The first step is to figure out if you are likely to be affected by the $10,000 limit on SALT deductions. Homeowners whose property tax bills are close to that amount are likely to feel the financial pain, given that your total SALT taxes could get pushed above the new cap once state income taxes are included.
Next, you'll want to determine if you're likely to itemize your deductions in 2018. The Tax Cuts and Jobs Act almost doubled the standard deduction to $12,000 for single filers and $24,000 for married filers, a change that is effective for the current tax year.
"In many cases, the doubling of the standard deduction might be enough to offset itemizing deductions in order to take advantage of SALT deductions," noted Cheryl Young, senior economist at real estate site Trulia.
Homeowners in California, New Jersey and New York are the likeliest to feel the pain of the new SALT deduction cap, she added. A Trulia analysis found that almost 1 out of 10 U.S. homeowners have property tax bills higher than $10,000. The metropolitan area with the highest share of tax bills above $10,000 is New York's Nassau County-Suffolk County region, where almost half of all homes have property taxes that exceed the new cap, Trulia found.
Even without the pain of the SALT cap, property taxes across the country are on the rise. Homeowners paid $18.4 billion in property taxes during 2016, or 4.6% more than in the previous year, according to the U.S. Census.
"We surveyed homeowners in October, so before the new tax law, and we asked them, 'Are your property taxes too high or too low?'" said Aaron Terrazas, senior economist at real estate site Zillow. "It's not surprising that many think their property taxes are too high."
If you've decided it's worth the shot, where do you start? Property taxes can change when a municipality increases its tax rate or when it changes the assessed value on your home. While you can't challenge the former, you have the right to appeal your home's assessed value.
Do a reality check about your home's value. Compare your property's value against similar properties in your area. If your home seems to be assessed at a higher amount than those comparable ones, that data will help you build your case.
"You have to make sure that the houses that you are showing them for comparables are comparable to your house, in terms of square footage and what your house has to offer," said Lisa Greene-Lewis, CPA and tax expert at TurboTax.
Hiring an independent appraiser is also helpful, said Zillow's Terrazas. But be aware that it can cost a few hundred dollars and require some time to book an appraiser, given that many are busy with appraisals for home buyers and sellers.

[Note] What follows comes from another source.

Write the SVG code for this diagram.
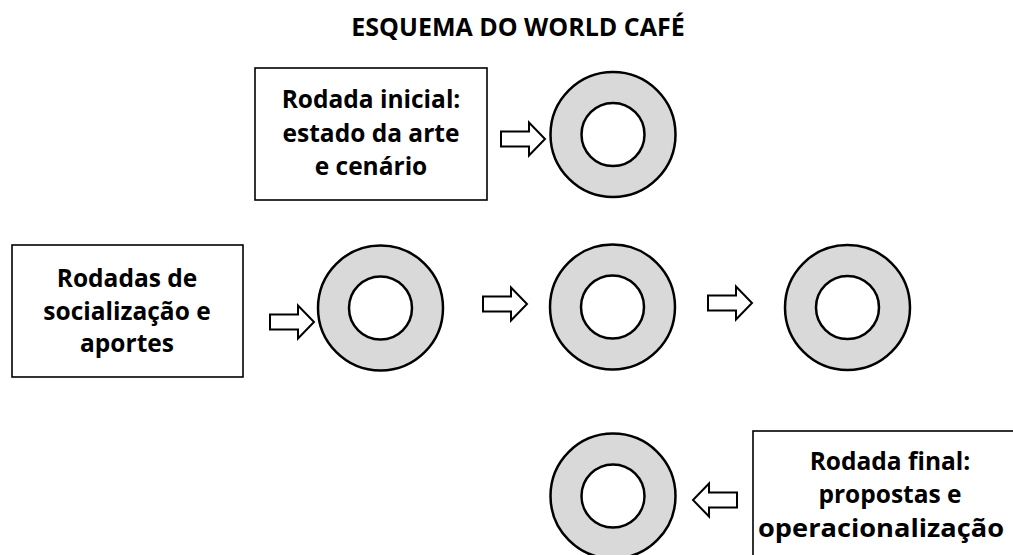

Your property tax bill should include information about how to appeal your assessment. Every municipality has its own process, with some allowing an appeal at any time while others only allowing it once a year.
Remember to document everything, including photographs, your independent appraisal and comparable home information.
Some homeowners, such as seniors and veterans, may be able to take advantage of waivers or property tax relief programs offered by their municipalities or states, Terrazas said. Those residents may be able to get a lower tax bill without challenging their assessments.
One downside? The "hassle" of an appeal, Terrazas said, adding homeowners should make sure they have the time to devote to the process.